The aim of this course is to impart a knowledge and understanding of statistical analysis of signals and systems when considered in the time and frequency domains, and to enable the student to formally analyse systems through the use of spectral analysis and correlations. The student will also be able to take account of the effects of sampling in the time and frequency domain and understand how these affect the practical analysis procedures. The students will be able to select the appropriate infinite or finite impulse response digital filter and undertake the design of the filter coefficients. The student should gain a familiarity with the derivation of the fast Fourier transform (FFT) algorithm and with its computational advantages.

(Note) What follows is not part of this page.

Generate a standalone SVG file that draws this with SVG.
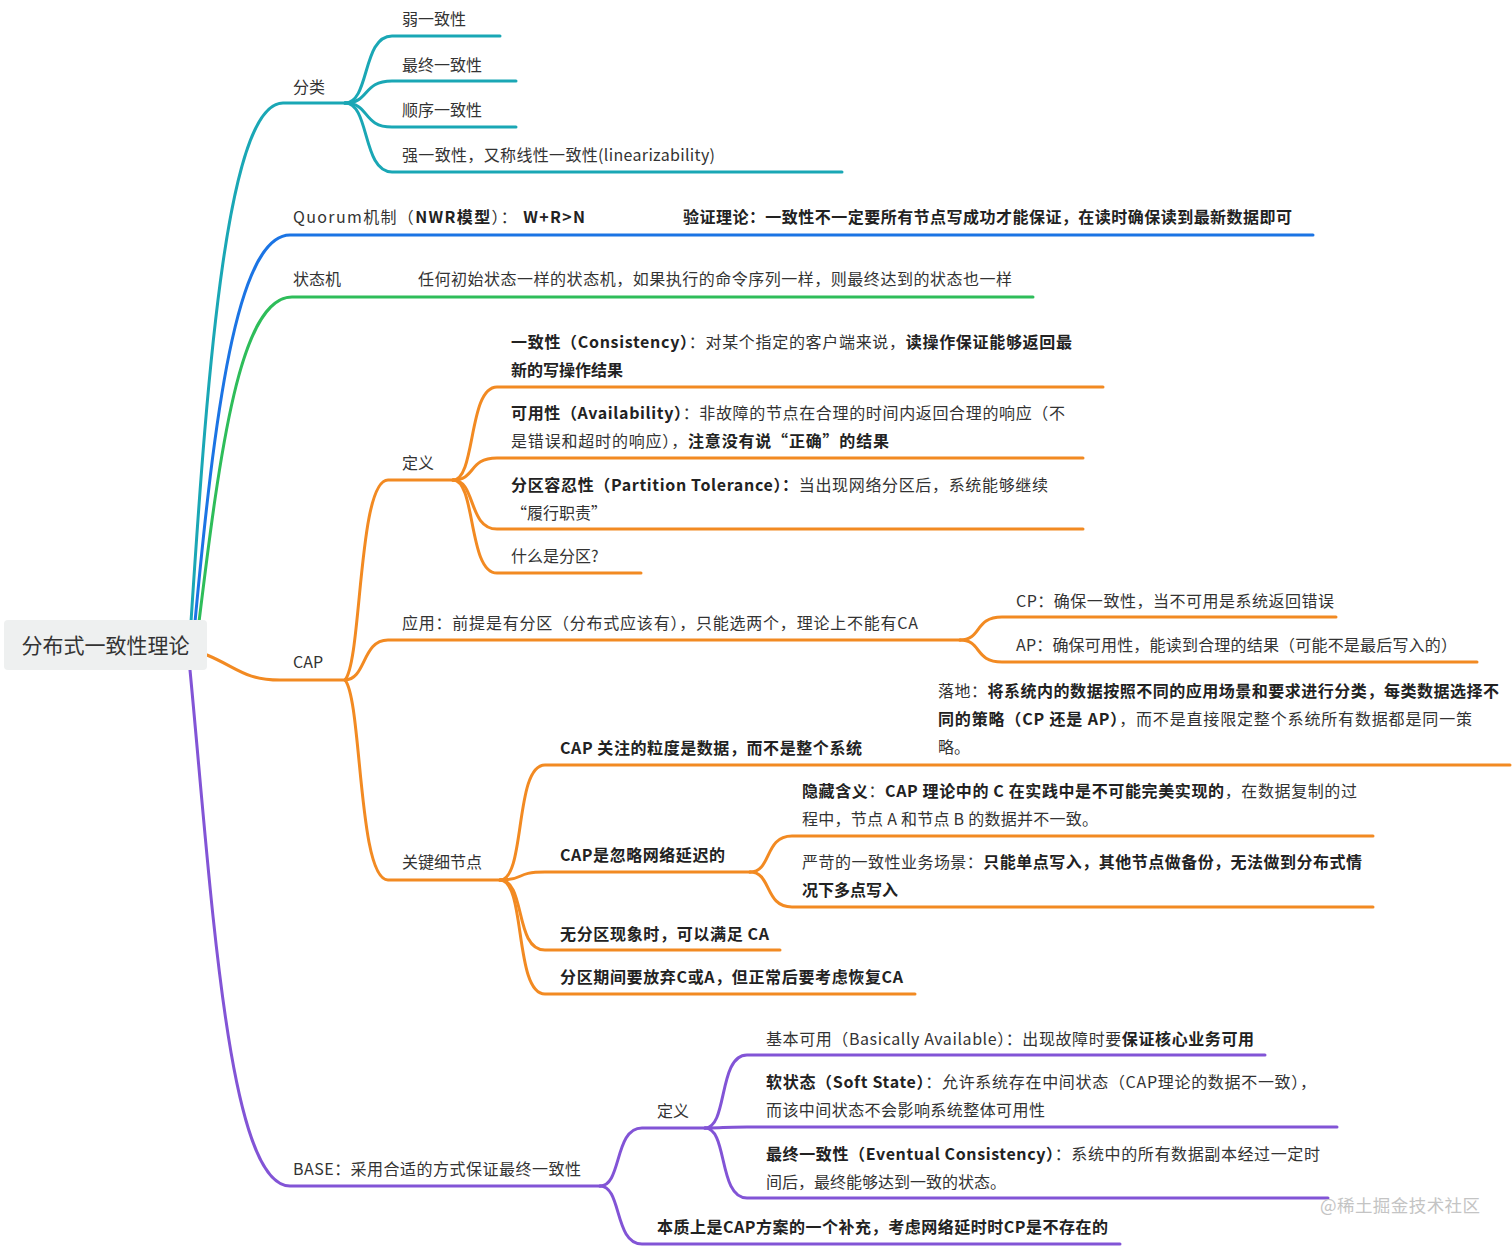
<svg xmlns="http://www.w3.org/2000/svg" width="1512" height="1247" viewBox="0 0 1512 1247">
<style>
text{font-family:"Noto Sans CJK SC","Noto Sans",sans-serif;font-size:16px;fill:#333}
.b{font-weight:bold;fill:#222}
.root{font-size:21px;fill:#333}
.wm{font-size:17.5px;fill:#c4c4c4}
path{fill:none;stroke-width:3;stroke-linecap:round}
.teal{stroke:#1aa7b5}.blue{stroke:#1b74e4}.green{stroke:#2ebd5a}.orange{stroke:#f28a22}.purple{stroke:#8254d6}
</style>
<rect width="1512" height="1247" fill="#ffffff"/>
<g id="connectors">
<path class="teal" d="M191,622 C208,360 228,103 283,103 L345,103"/>
<path class="teal" d="M345,103 C370,103 362,36 392,36 L500,36"/>
<path class="teal" d="M345,103 C370,103 362,81 392,81 L516,81"/>
<path class="teal" d="M345,103 C370,103 362,127 392,127 L516,127"/>
<path class="teal" d="M345,103 C370,103 362,172 392,172 L842,172"/>
<path class="blue" d="M195,622 C214,420 236,235 290,235 L1313,235"/>
<path class="green" d="M199,622 C220,450 240,297 292,297 L1033,297"/>
<path class="orange" d="M207,655 C238,668 245,680 280,680 L345,680"/>
<path class="orange" d="M345,680 C362,660 358,480 388,480 L453,480"/>
<path class="orange" d="M453,480 C476,480 468,387 497,387 L1103,387"/>
<path class="orange" d="M453,480 C476,480 468,458 497,458 L1083,458"/>
<path class="orange" d="M453,480 C476,480 468,529 497,529 L1083,529"/>
<path class="orange" d="M453,480 C476,480 468,573 497,573 L641,573"/>
<path class="orange" d="M345,680 C366,680 362,640 388,640 L960,640"/>
<path class="orange" d="M960,640 C982,640 974,617 1002,617 L1336,617"/>
<path class="orange" d="M960,640 C982,640 974,662 1002,662 L1477,662"/>
<path class="orange" d="M345,680 C362,700 358,880 388,880 L500,880"/>
<path class="orange" d="M500,880 C526,880 514,765 545,765 L1510,765"/>
<path class="orange" d="M500,880 C526,880 514,872 545,872 L750,872"/>
<path class="orange" d="M750,872 C772,872 764,836 792,836 L1373,836"/>
<path class="orange" d="M750,872 C772,872 764,907 792,907 L1373,907"/>
<path class="orange" d="M500,880 C526,880 514,950 545,950 L780,950"/>
<path class="orange" d="M500,880 C526,880 514,994 545,994 L915,994"/>
<path class="purple" d="M190,670 C212,900 228,1186 290,1186 L600,1186"/>
<path class="purple" d="M600,1186 C622,1186 614,1128 642,1128 L705,1128"/>
<path class="purple" d="M600,1186 C622,1186 614,1244 642,1244 L1120,1244"/>
<path class="purple" d="M705,1128 C728,1128 718,1055 747,1055 L1265,1055"/>
<path class="purple" d="M705,1128 C728,1128 718,1127 747,1127 L1337,1127"/>
<path class="purple" d="M705,1128 C728,1128 718,1198 747,1198 L1328,1198"/>
</g>
<g id="root">
<rect x="4" y="620" width="203" height="50" rx="4" fill="#eef0f0"/>
<text class="root" x="105.5" y="653" text-anchor="middle">分布式一致性理论</text>
</g>
<g id="n-fenlei"><text x="293" y="93">分类</text></g>
<g id="n-ruo"><text x="402" y="25">弱一致性</text></g>
<g id="n-zuizhong"><text x="402" y="71">最终一致性</text></g>
<g id="n-shunxu"><text x="402" y="116">顺序一致性</text></g>
<g id="n-qiang"><text x="402" y="161" textLength="313" lengthAdjust="spacing">强一致性，又称线性一致性(linearizability)</text></g>
<g id="n-quorum"><text x="293" y="223" textLength="292" lengthAdjust="spacing">Quorum机制（<tspan class="b">NWR模型</tspan>）： <tspan class="b">W+R&gt;N</tspan></text></g>
<g id="n-yanzheng"><text x="683" y="223" class="b" textLength="609" lengthAdjust="spacing">验证理论：一致性不一定要所有节点写成功才能保证，在读时确保读到最新数据即可</text></g>
<g id="n-ztj"><text x="293" y="285">状态机</text></g>
<g id="n-ztj-desc"><text x="418" y="285" textLength="594" lengthAdjust="spacing">任何初始状态一样的状态机，如果执行的命令序列一样，则最终达到的状态也一样</text></g>
<g id="n-cap"><text x="293" y="668">CAP</text></g>
<g id="n-cap-dingyi"><text x="402" y="469">定义</text></g>
<g id="n-c"><text x="511" y="348" textLength="561" lengthAdjust="spacing"><tspan class="b">一致性（Consistency）</tspan>：对某个指定的客户端来说，<tspan class="b">读操作保证能够返回最</tspan></text><text x="511" y="376" class="b">新的写操作结果</text></g>
<g id="n-a"><text x="511" y="419" textLength="554" lengthAdjust="spacing"><tspan class="b">可用性（Availability）</tspan>：非故障的节点在合理的时间内返回合理的响应（不</text><text x="511" y="447" textLength="378" lengthAdjust="spacing">是错误和超时的响应），<tspan class="b">注意没有说“正确”的结果</tspan></text></g>
<g id="n-p"><text x="511" y="491" textLength="537" lengthAdjust="spacing"><tspan class="b">分区容忍性（Partition Tolerance）：</tspan>当出现网络分区后，系统能够继续</text><text x="511" y="519">“履行职责”</text></g>
<g id="n-fenqu"><text x="511" y="562">什么是分区?</text></g>
<g id="n-yingyong"><text x="402" y="629" textLength="516" lengthAdjust="spacing">应用：前提是有分区（分布式应该有），只能选两个，理论上不能有CA</text></g>
<g id="n-cp"><text x="1016" y="607" textLength="318" lengthAdjust="spacing">CP：确保一致性，当不可用是系统返回错误</text></g>
<g id="n-ap"><text x="1016" y="651" textLength="441" lengthAdjust="spacing">AP：确保可用性，能读到合理的结果（可能不是最后写入的）</text></g>
<g id="n-guanjian"><text x="402" y="868">关键细节点</text></g>
<g id="n-lidu"><text x="560" y="754" class="b" textLength="302" lengthAdjust="spacing">CAP 关注的粒度是数据，而不是整个系统</text></g>
<g id="n-luodi"><text x="938" y="697" textLength="561" lengthAdjust="spacing">落地：<tspan class="b">将系统内的数据按照不同的应用场景和要求进行分类，每类数据选择不</tspan></text><text x="938" y="725" textLength="534" lengthAdjust="spacing"><tspan class="b">同的策略（CP 还是 AP）</tspan>，而不是直接限定整个系统所有数据都是同一策</text><text x="938" y="753">略。</text></g>
<g id="n-yanchi"><text x="560" y="861" class="b" textLength="165" lengthAdjust="spacing">CAP是忽略网络延迟的</text></g>
<g id="n-yincang"><text x="802" y="797" textLength="555" lengthAdjust="spacing"><tspan class="b">隐藏含义</tspan>：<tspan class="b">CAP 理论中的 C 在实践中是不可能完美实现的</tspan>，在数据复制的过</text><text x="802" y="825" textLength="296" lengthAdjust="spacing">程中，节点 A 和节点 B 的数据并不一致。</text></g>
<g id="n-yanke"><text x="802" y="868" textLength="560" lengthAdjust="spacing">严苛的一致性业务场景：<tspan class="b">只能单点写入，其他节点做备份，无法做到分布式情</tspan></text><text x="802" y="896" class="b">况下多点写入</text></g>
<g id="n-wufenqu"><text x="560" y="940" class="b" textLength="209" lengthAdjust="spacing">无分区现象时，可以满足 CA</text></g>
<g id="n-fenququjian"><text x="560" y="983" class="b" textLength="343" lengthAdjust="spacing">分区期间要放弃C或A，但正常后要考虑恢复CA</text></g>
<g id="n-base"><text x="293" y="1175" textLength="288" lengthAdjust="spacing">BASE：采用合适的方式保证最终一致性</text></g>
<g id="n-base-dingyi"><text x="657" y="1117">定义</text></g>
<g id="n-ba"><text x="766" y="1045" textLength="488" lengthAdjust="spacing">基本可用（Basically Available）：出现故障时要<tspan class="b">保证核心业务可用</tspan></text></g>
<g id="n-s"><text x="766" y="1088" textLength="550" lengthAdjust="spacing"><tspan class="b">软状态（Soft State）</tspan>：允许系统存在中间状态（CAP理论的数据不一致），</text><text x="766" y="1116" textLength="279" lengthAdjust="spacing">而该中间状态不会影响系统整体可用性</text></g>
<g id="n-e"><text x="766" y="1160" textLength="554" lengthAdjust="spacing"><tspan class="b">最终一致性（Eventual Consistency）</tspan>：系统中的所有数据副本经过一定时</text><text x="766" y="1188">间后，最终能够达到一致的状态。</text></g>
<g id="n-benzhi"><text x="657" y="1233" class="b" textLength="451" lengthAdjust="spacing">本质上是CAP方案的一个补充，考虑网络延时时CP是不存在的</text></g>
<text class="wm" x="1320" y="1212" textLength="160" lengthAdjust="spacing">@稀土掘金技术社区</text>
</svg>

An appreciation of simple sample rate changes and their effect on the filter design process would also be expected.

Entry Requirements

? Pre-requisites : Electronic Engineering 3, Maths 2 (TBA)

Subject Areas

Home subject area

Electronics, (School of Engineering and Electronics, Schedule M)

Delivery Information

? Normal year taken : 4th year

? Delivery Period : Semester 1 (Blocks 1-2)

? Contact Teaching Time : 3 hour(s) per week for 9 weeks

First Class Information

Date	Start	End	Room	Area	Additional Information
18/09/2007	09:00	09:50	Lecture Theatre 2, Hudson Beare Building	KB

All of the following classes

Type	Day	Start	End	Area
Lecture	Tuesday	09:00	09:50	KB
Tutorial	Wednesday	09:00	09:50	KB
Lecture	Friday	09:00	09:50	KB

Summary of Intended Learning Outcomes

After successful completion of this course a student should
be able to:
- explain the relationships between and be able to manipulate time domain and frequency domain representations of signals;
- apply correlation techniques to an analytic or numerical problem, and relate the outcome to the statistical properties of the signal source(s);
- correctly define probability and density functions and cumulative distribution functions, and be able to manipulate them to find moments of random variables and their sums;
- define the distinctions between wide-sense stationary, stationary, and ergodic processes, and be able to reason to which category a random process belongs;
- derive the power spectrum of a signal;
- define techniques for calculating moments in spectral and temporal domains;
- select an appropriate analogue prototype and use the bilinear transformation method to obtain an IIR digital filter design;
- identify possible problems that can arise in IIR implementation and devise solutions to avoid or minimise their effects;
- explain the importance of linear phase filter design and apply window techniques to design a FIR filter;
- evaluate power spectral density at the output of a linear filter given the PSD at the input and perform a spectral factorisation on the output of a simple linear filter;
- recall how the discrete Fourier transform arises and recognise the effect of resolution and windowing functions upon the discrete Fourier transform;
- derive the structure of the fast Fourier transform from the equation of the discrete Fourier transform and distinguish between decimation-in-time, decimation-in-frequency, radix-2 FFT;
- analyse the effects of downsampling and upsampling on a signal and recognise the importance of decimation and interpolation filtering.